_What needs to be done_
Take the line containing "Write the Altair code for this chart.", the line containing "4.9, 3.5, 2.5, 2.15, 2.05, 1.95, 1.7, 1.0, 1.0]", and all lines between them, and transcribe them exactly. Leave out pictures.
-- Begin Material for this task --
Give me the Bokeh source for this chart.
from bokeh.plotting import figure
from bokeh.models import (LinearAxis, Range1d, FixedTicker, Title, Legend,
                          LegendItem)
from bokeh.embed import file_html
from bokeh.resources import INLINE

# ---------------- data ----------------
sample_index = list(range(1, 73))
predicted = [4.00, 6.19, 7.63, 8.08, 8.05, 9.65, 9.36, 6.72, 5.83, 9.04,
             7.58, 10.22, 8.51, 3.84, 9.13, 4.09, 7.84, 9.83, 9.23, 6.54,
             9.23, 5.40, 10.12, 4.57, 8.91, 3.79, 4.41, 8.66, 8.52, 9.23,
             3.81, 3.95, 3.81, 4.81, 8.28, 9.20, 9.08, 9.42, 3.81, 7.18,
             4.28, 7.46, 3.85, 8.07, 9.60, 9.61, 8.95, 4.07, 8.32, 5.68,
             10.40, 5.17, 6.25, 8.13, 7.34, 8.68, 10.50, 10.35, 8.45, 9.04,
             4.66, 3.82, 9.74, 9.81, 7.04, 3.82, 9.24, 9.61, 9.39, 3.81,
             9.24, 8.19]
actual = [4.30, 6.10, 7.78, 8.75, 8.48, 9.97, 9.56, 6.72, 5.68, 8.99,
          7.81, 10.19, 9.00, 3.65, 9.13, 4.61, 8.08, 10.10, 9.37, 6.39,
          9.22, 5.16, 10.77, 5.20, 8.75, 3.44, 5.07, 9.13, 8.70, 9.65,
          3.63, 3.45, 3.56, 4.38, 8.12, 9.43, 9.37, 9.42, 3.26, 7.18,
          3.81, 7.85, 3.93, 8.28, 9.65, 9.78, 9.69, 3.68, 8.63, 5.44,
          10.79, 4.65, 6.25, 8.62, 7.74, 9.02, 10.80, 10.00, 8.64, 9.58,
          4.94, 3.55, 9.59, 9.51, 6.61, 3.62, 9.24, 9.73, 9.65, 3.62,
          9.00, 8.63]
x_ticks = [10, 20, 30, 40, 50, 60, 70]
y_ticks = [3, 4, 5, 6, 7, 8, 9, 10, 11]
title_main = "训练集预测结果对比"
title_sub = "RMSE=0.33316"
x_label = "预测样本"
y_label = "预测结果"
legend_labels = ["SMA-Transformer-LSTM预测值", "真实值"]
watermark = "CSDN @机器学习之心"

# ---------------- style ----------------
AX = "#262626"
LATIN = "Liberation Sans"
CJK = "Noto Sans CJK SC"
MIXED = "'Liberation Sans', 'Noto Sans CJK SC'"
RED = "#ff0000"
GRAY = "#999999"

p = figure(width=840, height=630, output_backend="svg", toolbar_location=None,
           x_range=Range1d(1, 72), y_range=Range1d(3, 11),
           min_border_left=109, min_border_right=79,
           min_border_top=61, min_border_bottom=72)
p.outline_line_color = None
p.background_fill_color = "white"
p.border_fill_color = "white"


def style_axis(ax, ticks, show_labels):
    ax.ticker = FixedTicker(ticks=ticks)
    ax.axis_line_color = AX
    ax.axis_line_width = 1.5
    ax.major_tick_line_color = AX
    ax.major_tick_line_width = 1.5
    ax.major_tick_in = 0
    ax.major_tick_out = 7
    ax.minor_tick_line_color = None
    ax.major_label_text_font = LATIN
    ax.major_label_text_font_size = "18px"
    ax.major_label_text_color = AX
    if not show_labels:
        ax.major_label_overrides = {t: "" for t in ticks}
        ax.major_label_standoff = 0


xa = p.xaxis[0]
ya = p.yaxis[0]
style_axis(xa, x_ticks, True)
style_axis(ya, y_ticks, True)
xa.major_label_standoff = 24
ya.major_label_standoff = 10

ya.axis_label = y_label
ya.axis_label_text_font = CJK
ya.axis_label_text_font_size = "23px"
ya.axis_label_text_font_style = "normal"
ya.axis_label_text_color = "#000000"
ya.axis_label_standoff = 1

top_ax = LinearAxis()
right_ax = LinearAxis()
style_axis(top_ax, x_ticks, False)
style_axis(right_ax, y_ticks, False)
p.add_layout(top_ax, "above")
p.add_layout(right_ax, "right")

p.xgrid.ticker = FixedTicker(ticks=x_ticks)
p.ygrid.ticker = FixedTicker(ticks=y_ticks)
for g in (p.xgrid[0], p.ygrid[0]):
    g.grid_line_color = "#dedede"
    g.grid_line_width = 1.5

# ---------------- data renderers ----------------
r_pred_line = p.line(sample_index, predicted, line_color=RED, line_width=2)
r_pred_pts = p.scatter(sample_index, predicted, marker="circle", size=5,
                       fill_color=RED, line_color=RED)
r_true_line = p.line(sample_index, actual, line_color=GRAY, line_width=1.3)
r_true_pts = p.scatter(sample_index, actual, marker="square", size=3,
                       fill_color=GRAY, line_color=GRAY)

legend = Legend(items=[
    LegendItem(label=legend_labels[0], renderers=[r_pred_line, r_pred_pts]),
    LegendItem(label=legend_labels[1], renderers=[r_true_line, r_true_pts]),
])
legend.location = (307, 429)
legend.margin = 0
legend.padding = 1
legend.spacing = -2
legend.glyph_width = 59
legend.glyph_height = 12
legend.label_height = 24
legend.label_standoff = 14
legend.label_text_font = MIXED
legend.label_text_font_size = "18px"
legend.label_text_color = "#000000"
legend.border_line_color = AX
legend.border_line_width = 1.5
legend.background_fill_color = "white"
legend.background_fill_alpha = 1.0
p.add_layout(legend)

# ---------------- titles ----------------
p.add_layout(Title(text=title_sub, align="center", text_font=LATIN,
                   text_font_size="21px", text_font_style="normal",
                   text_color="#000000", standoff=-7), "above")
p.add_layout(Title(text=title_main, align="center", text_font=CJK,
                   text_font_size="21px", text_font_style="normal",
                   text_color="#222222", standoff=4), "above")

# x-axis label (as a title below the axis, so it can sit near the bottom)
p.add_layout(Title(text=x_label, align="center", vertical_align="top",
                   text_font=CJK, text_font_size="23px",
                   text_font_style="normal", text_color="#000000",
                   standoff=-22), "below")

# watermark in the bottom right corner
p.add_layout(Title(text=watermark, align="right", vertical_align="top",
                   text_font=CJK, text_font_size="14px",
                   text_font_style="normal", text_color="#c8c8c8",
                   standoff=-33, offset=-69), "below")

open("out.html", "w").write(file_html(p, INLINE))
-- End Material for this task --
-- Begin Material for this task --
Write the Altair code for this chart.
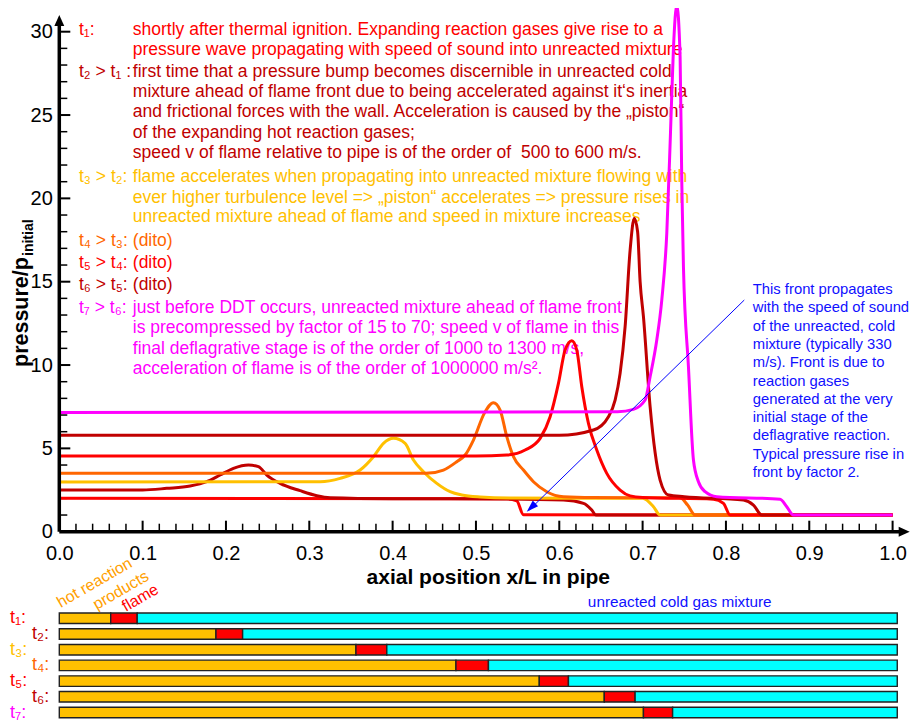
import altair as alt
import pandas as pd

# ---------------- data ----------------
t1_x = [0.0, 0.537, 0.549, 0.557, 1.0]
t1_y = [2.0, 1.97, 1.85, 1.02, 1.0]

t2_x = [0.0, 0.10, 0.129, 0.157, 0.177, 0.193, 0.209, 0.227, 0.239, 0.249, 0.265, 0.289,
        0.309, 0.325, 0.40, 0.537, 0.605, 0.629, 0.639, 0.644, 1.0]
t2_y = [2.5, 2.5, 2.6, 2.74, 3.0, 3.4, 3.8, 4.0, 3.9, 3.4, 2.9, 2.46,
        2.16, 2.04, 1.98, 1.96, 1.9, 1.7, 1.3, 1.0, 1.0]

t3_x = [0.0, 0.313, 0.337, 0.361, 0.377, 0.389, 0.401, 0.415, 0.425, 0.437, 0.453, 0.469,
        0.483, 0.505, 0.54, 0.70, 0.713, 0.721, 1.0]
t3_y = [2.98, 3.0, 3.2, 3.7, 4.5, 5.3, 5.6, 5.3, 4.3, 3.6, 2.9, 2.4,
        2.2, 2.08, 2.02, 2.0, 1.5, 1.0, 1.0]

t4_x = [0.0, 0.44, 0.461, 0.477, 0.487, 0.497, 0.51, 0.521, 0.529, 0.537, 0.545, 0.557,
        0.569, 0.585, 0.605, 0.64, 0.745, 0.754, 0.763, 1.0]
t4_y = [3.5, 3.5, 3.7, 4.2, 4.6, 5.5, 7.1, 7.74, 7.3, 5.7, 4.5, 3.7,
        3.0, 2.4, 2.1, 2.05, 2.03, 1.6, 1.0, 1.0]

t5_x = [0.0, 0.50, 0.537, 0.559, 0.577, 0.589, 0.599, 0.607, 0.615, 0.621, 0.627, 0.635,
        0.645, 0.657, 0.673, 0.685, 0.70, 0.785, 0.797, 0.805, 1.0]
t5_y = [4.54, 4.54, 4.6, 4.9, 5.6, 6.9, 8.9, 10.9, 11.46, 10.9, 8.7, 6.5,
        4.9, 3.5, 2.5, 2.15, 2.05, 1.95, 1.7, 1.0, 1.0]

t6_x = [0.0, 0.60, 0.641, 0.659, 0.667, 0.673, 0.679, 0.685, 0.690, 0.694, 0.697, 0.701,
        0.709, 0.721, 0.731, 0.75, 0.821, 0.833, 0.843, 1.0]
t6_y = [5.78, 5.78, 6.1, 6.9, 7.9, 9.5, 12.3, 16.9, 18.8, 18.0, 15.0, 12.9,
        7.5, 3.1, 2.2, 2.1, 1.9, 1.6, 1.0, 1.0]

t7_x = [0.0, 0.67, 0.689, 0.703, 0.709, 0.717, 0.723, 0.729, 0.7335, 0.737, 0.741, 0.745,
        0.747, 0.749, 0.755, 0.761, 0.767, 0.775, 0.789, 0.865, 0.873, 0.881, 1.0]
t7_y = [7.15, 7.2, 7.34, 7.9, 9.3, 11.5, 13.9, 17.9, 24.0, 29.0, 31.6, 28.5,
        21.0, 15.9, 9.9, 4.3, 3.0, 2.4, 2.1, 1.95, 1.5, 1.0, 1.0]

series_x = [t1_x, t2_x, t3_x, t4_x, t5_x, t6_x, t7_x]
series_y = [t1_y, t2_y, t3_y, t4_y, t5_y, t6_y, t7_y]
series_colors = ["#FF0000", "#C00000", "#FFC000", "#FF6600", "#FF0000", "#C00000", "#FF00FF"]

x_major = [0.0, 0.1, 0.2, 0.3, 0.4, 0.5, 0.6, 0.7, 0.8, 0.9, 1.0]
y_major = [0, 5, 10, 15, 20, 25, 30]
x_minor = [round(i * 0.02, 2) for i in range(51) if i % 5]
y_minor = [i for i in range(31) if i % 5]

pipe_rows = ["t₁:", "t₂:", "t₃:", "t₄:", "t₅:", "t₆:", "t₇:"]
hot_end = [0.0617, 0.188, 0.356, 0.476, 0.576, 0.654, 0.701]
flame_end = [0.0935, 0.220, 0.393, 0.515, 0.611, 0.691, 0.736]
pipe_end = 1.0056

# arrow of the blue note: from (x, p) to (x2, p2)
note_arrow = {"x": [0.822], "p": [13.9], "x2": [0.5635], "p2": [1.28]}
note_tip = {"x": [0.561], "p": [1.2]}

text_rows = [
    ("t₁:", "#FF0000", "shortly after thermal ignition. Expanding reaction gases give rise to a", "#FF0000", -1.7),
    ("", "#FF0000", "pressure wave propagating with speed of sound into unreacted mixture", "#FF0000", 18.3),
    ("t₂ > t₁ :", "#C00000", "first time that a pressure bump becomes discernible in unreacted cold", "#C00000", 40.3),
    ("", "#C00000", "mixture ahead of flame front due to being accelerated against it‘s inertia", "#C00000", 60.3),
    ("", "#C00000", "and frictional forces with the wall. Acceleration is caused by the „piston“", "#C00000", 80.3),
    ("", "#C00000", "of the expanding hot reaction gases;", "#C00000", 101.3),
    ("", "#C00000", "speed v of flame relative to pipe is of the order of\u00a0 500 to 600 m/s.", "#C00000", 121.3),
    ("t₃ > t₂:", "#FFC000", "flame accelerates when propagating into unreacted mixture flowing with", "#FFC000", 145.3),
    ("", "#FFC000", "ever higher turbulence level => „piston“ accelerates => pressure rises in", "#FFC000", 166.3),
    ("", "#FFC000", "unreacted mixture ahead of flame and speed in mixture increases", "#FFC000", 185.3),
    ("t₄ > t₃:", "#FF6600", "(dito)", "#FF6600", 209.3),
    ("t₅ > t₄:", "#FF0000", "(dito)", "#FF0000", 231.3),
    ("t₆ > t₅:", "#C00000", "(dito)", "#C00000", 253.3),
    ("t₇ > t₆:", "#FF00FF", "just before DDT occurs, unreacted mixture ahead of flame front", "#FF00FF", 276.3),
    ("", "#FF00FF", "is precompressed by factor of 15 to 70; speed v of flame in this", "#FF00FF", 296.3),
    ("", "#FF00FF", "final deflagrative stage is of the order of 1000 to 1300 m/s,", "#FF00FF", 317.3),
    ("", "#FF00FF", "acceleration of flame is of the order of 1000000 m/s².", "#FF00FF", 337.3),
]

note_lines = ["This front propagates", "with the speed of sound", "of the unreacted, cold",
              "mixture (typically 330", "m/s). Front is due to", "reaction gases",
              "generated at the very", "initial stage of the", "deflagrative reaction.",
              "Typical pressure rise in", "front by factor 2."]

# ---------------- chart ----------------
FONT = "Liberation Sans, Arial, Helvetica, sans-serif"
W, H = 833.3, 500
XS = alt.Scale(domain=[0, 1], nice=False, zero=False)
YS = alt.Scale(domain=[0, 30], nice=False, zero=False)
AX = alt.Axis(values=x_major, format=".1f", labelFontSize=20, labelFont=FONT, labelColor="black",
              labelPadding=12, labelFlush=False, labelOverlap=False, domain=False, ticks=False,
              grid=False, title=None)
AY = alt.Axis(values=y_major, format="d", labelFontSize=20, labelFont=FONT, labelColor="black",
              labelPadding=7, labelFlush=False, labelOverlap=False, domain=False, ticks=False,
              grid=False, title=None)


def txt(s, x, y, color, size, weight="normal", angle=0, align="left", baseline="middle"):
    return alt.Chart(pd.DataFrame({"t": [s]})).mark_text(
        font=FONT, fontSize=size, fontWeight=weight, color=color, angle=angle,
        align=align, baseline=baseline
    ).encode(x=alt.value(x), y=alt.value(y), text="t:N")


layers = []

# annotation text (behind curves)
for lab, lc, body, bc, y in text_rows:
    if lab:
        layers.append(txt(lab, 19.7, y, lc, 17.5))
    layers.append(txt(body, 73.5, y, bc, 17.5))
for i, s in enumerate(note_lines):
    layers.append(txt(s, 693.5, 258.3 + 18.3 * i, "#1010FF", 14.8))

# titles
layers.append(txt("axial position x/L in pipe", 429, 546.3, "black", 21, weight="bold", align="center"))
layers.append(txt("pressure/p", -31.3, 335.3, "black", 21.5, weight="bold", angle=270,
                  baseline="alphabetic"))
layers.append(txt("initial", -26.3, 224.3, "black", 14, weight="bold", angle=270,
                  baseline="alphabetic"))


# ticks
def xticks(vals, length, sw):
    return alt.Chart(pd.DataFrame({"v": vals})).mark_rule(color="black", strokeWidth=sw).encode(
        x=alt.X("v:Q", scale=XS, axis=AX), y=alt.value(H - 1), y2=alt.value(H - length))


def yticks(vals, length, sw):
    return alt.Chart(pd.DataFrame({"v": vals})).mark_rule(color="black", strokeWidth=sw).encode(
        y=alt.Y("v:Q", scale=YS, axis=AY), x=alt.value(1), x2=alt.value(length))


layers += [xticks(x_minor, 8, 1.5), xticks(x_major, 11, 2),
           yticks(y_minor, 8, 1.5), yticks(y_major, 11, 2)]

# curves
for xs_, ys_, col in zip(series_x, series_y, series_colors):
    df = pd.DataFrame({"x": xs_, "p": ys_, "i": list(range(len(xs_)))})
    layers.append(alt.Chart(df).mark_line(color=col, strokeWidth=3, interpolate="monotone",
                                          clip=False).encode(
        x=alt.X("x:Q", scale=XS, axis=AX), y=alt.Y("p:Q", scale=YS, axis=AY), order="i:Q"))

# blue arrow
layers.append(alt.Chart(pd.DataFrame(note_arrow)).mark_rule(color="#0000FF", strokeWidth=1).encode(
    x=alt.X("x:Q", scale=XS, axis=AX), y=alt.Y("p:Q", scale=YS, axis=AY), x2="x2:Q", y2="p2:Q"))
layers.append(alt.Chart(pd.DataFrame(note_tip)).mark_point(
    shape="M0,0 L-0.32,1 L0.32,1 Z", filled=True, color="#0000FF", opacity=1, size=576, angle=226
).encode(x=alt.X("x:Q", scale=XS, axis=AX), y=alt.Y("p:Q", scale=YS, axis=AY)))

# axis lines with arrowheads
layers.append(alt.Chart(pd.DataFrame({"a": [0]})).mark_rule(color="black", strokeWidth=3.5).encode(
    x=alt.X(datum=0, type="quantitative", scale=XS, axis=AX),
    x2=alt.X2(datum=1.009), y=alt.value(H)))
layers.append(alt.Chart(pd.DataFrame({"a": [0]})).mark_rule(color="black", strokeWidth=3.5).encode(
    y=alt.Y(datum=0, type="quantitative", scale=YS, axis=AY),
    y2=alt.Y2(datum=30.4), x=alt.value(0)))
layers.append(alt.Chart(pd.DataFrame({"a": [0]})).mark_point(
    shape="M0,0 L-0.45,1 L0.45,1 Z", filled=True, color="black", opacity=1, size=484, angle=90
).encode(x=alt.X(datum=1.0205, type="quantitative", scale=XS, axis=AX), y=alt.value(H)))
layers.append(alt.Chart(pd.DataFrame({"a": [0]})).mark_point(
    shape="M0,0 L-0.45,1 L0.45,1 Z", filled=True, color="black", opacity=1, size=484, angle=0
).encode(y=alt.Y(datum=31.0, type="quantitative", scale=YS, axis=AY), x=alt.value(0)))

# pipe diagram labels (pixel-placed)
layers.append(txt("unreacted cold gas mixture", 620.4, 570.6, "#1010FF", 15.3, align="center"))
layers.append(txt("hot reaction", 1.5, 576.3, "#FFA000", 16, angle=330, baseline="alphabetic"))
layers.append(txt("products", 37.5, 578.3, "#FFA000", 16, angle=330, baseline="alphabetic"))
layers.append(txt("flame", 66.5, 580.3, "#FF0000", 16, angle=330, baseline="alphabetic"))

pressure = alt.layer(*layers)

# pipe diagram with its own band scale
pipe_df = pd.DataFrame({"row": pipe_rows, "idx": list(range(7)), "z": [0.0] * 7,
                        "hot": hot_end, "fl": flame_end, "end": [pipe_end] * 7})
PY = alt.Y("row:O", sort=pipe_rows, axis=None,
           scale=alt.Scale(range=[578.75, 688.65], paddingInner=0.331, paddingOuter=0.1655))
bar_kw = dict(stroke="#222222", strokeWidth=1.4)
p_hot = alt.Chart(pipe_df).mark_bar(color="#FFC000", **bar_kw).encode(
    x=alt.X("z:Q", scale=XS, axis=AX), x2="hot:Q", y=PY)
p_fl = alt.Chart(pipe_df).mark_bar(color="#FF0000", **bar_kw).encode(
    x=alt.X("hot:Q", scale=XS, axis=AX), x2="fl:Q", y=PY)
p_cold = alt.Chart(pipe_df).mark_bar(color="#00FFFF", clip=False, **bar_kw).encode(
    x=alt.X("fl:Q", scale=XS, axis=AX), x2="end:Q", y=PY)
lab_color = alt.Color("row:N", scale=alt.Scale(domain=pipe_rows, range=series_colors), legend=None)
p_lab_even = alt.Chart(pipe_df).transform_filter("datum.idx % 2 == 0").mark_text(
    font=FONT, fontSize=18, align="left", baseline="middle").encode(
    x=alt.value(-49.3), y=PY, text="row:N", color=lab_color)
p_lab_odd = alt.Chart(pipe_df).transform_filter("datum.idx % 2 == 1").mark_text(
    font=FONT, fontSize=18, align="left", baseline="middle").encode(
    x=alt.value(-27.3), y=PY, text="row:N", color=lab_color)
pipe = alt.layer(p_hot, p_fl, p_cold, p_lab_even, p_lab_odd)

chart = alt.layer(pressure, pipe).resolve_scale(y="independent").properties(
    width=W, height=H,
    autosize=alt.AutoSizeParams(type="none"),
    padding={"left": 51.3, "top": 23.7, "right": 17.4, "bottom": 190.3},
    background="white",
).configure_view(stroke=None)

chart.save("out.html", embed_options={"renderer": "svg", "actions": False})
-- End Material for this task --
-- Begin Material for this task --
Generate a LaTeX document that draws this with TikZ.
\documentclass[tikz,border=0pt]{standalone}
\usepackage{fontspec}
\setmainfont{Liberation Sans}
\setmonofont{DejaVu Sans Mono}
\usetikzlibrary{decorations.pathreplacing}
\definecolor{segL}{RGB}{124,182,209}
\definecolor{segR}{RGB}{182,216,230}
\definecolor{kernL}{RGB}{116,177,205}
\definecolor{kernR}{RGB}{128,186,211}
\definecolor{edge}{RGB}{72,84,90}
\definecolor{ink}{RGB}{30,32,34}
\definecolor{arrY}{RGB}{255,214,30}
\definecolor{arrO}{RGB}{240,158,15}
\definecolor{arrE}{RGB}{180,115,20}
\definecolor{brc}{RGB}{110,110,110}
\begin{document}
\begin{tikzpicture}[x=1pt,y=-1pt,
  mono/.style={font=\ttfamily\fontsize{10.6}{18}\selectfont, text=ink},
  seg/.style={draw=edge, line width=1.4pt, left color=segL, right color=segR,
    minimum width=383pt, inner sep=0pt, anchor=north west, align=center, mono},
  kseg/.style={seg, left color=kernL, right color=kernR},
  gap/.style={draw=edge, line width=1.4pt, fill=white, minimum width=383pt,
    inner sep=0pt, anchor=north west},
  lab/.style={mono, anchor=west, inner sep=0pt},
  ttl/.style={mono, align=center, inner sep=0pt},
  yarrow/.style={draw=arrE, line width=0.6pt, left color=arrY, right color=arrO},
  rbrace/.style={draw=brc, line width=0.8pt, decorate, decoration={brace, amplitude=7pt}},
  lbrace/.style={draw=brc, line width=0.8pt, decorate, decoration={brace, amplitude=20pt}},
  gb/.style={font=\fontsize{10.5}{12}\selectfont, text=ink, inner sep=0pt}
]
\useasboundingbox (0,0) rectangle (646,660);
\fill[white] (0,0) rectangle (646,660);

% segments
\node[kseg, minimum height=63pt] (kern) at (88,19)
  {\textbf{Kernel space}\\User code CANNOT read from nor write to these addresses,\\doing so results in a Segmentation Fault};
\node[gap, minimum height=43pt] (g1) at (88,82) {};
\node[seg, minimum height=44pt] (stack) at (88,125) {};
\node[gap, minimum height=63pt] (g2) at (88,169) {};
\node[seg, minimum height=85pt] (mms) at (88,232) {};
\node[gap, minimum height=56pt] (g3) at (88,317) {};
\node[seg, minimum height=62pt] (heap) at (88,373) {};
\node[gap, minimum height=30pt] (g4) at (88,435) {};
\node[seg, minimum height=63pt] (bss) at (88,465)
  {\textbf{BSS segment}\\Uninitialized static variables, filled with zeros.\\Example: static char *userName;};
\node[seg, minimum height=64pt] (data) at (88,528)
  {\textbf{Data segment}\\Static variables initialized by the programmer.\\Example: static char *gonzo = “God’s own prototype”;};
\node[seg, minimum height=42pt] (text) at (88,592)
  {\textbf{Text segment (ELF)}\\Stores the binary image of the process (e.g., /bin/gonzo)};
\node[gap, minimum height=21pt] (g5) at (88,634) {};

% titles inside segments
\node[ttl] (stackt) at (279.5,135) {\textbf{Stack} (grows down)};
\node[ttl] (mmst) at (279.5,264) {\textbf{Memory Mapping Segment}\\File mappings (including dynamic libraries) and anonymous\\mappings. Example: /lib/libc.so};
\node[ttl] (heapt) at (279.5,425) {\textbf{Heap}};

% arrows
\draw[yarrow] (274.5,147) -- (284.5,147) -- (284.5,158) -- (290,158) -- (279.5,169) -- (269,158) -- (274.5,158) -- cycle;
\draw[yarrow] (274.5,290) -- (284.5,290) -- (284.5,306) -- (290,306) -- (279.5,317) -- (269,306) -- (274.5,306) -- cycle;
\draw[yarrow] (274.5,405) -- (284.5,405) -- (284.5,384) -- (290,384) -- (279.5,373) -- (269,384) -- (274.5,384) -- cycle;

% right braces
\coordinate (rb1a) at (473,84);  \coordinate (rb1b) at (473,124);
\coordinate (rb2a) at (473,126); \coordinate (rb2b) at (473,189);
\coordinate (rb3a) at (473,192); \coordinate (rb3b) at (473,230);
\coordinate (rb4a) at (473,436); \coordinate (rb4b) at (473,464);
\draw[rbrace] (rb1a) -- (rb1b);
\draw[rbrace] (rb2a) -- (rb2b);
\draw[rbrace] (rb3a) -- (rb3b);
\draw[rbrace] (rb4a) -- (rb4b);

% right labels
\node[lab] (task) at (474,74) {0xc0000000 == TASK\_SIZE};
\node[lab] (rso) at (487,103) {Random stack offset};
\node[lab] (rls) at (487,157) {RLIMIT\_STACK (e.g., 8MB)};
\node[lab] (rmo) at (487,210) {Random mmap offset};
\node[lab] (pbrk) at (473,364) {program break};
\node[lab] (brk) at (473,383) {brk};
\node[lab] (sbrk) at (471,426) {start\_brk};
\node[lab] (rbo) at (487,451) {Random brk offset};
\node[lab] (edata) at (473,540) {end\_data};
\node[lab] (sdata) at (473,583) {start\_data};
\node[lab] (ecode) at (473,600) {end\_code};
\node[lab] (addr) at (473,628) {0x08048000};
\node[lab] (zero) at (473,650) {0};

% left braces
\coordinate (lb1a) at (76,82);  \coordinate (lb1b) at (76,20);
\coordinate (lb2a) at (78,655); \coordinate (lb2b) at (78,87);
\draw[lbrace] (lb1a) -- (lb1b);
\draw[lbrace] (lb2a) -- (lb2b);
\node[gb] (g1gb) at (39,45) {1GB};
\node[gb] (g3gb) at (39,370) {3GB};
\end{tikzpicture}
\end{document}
-- End Material for this task --
_Full answer_
Write the Altair code for this chart.
import altair as alt
import pandas as pd

# ---------------- data ----------------
t1_x = [0.0, 0.537, 0.549, 0.557, 1.0]
t1_y = [2.0, 1.97, 1.85, 1.02, 1.0]

t2_x = [0.0, 0.10, 0.129, 0.157, 0.177, 0.193, 0.209, 0.227, 0.239, 0.249, 0.265, 0.289,
        0.309, 0.325, 0.40, 0.537, 0.605, 0.629, 0.639, 0.644, 1.0]
t2_y = [2.5, 2.5, 2.6, 2.74, 3.0, 3.4, 3.8, 4.0, 3.9, 3.4, 2.9, 2.46,
        2.16, 2.04, 1.98, 1.96, 1.9, 1.7, 1.3, 1.0, 1.0]

t3_x = [0.0, 0.313, 0.337, 0.361, 0.377, 0.389, 0.401, 0.415, 0.425, 0.437, 0.453, 0.469,
        0.483, 0.505, 0.54, 0.70, 0.713, 0.721, 1.0]
t3_y = [2.98, 3.0, 3.2, 3.7, 4.5, 5.3, 5.6, 5.3, 4.3, 3.6, 2.9, 2.4,
        2.2, 2.08, 2.02, 2.0, 1.5, 1.0, 1.0]

t4_x = [0.0, 0.44, 0.461, 0.477, 0.487, 0.497, 0.51, 0.521, 0.529, 0.537, 0.545, 0.557,
        0.569, 0.585, 0.605, 0.64, 0.745, 0.754, 0.763, 1.0]
t4_y = [3.5, 3.5, 3.7, 4.2, 4.6, 5.5, 7.1, 7.74, 7.3, 5.7, 4.5, 3.7,
        3.0, 2.4, 2.1, 2.05, 2.03, 1.6, 1.0, 1.0]

t5_x = [0.0, 0.50, 0.537, 0.559, 0.577, 0.589, 0.599, 0.607, 0.615, 0.621, 0.627, 0.635,
        0.645, 0.657, 0.673, 0.685, 0.70, 0.785, 0.797, 0.805, 1.0]
t5_y = [4.54, 4.54, 4.6, 4.9, 5.6, 6.9, 8.9, 10.9, 11.46, 10.9, 8.7, 6.5,
        4.9, 3.5, 2.5, 2.15, 2.05, 1.95, 1.7, 1.0, 1.0]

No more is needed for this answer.